It's about time - GPS spoofing a real risk

Global positioning system, or GPS, technology is now the infrastructural component underpinning all types of industries and government applications: handheld devices, critical infrastructure and all types of networks rely on GPS or other GNSS (Global Navigation Satellite Systems) for navigation and for providing accurate timing and synchronization.

In recent years, it has become apparent that reliance on external GNSS sources for timing and location data is becoming increasingly vulnerable. Spoofing incidents are now becoming common.

GPS spoofing is usually associated with false positioning data, allowing attackers to for ex. misdirect cargo shipments to alternate locations or hijacking a a boat for piracy purposes. However, with most GPS applications, it's timing that matters most, not positioning.

Precise time, frequency and phase are all key elements in critical sectors such as power and utility companies, financial and banking markets, telecoms, air traffic control, and many more. This timing data is usually derived precisely from a GNSS. Disrupting the universal time source has the potential to crash financial markets, cause power blackouts, and disrupt the communication grid (i.e. cause cell phone stations to fail).

GNSS timing is thus becoming a new source of cyber risk and an extension of the attack surface in many critical infrastructure sectors.

Furthermore, GPS spoofing can be done with commercially available, cheap, and portable equipment, including using software-defined radios running open-source software. With this type of spoofing, a broadcast antenna is used to point at a target’s GPS receiver to override the GPS signals provided to nearby buildings, equipment or mobile assets (ships, etc.).

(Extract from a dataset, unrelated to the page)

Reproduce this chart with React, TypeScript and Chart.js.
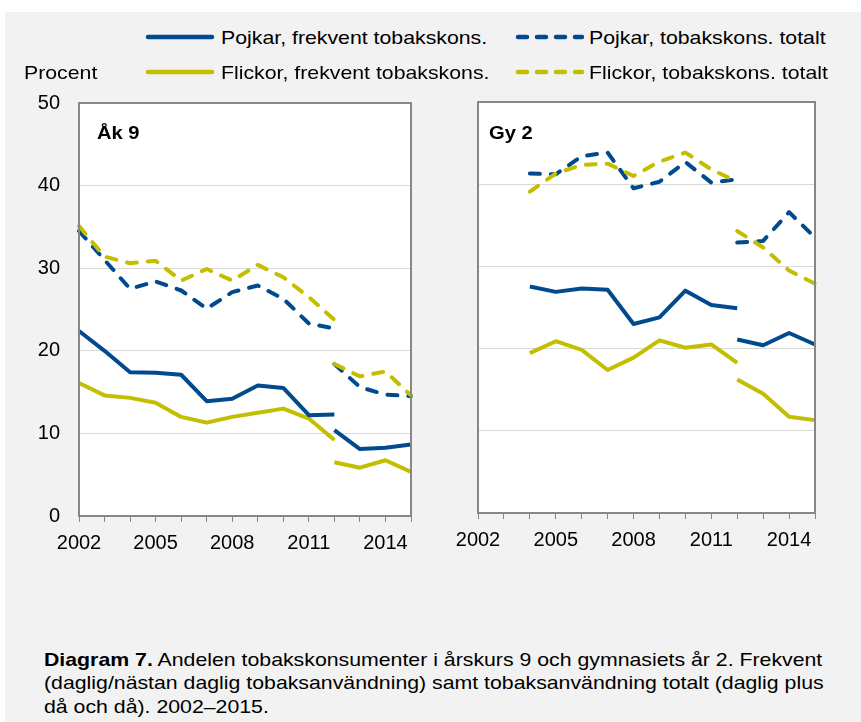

As an example of this threat, take the power grid operators: in order to deal with potentially damaging fluctuations, an operator needs to know what the voltages and currents are at specific points in time, and at widely dispersed points along the grid. For instance, summer temperatures can influence how many of a city's residents turn their air conditioners on or off, generating disturbances that propagate along the power grid and across the continent.

Electric companies are therefore making constant high-precision, high-resolution measurements to control power grids. To do that, they use on devices called phasor measurement units (PMUs), which are aligned with the atomic clocks used in GPS. In fact, PMUs are growing increasingly more important, as power grids rely on distributed sources of energy, such as rooftop solar power.

At the same time, PMUs are vulnerable to GPS spoofing attacks, wherein a hacker would place transmitters near a station to broadcast fake GPS signals, which would be picked up by the PMUs. Fooling the PMUs of one or more power stations could lead to disruptions that could cascade throughout an entire power grid.

Although very fundamental to critical operations, GPS spoofing is a risk that is relatively easy to address, leveraging some basic cybersecurity hygiene and most importantly not requiring costly infrastructure upgrades.

An example approach used by the company Accubeat is to introduce a device in the OT environment that provides security and backup of the accurate time obtained from a GNSS receiver. Accubeat's patented Time Firewall is a device that is inserted between the antenna and the existing GNSS receiver. The Time Firewall receives the GNSS satellite signal from an antenna, checks the integrity of the signal using an internal atomic clock and various algorithms. If it determines that the GNSS signal is reliable, it will forward the RF signal to the timing network. In case the signal is spoofed or unreliable for any reason, the device can trigger alerts and engage its internal atomic clock and satellite signal simulator to provide an alternate GNSS signal, allowing uninterrupted operation of timing even in spoofing conditions.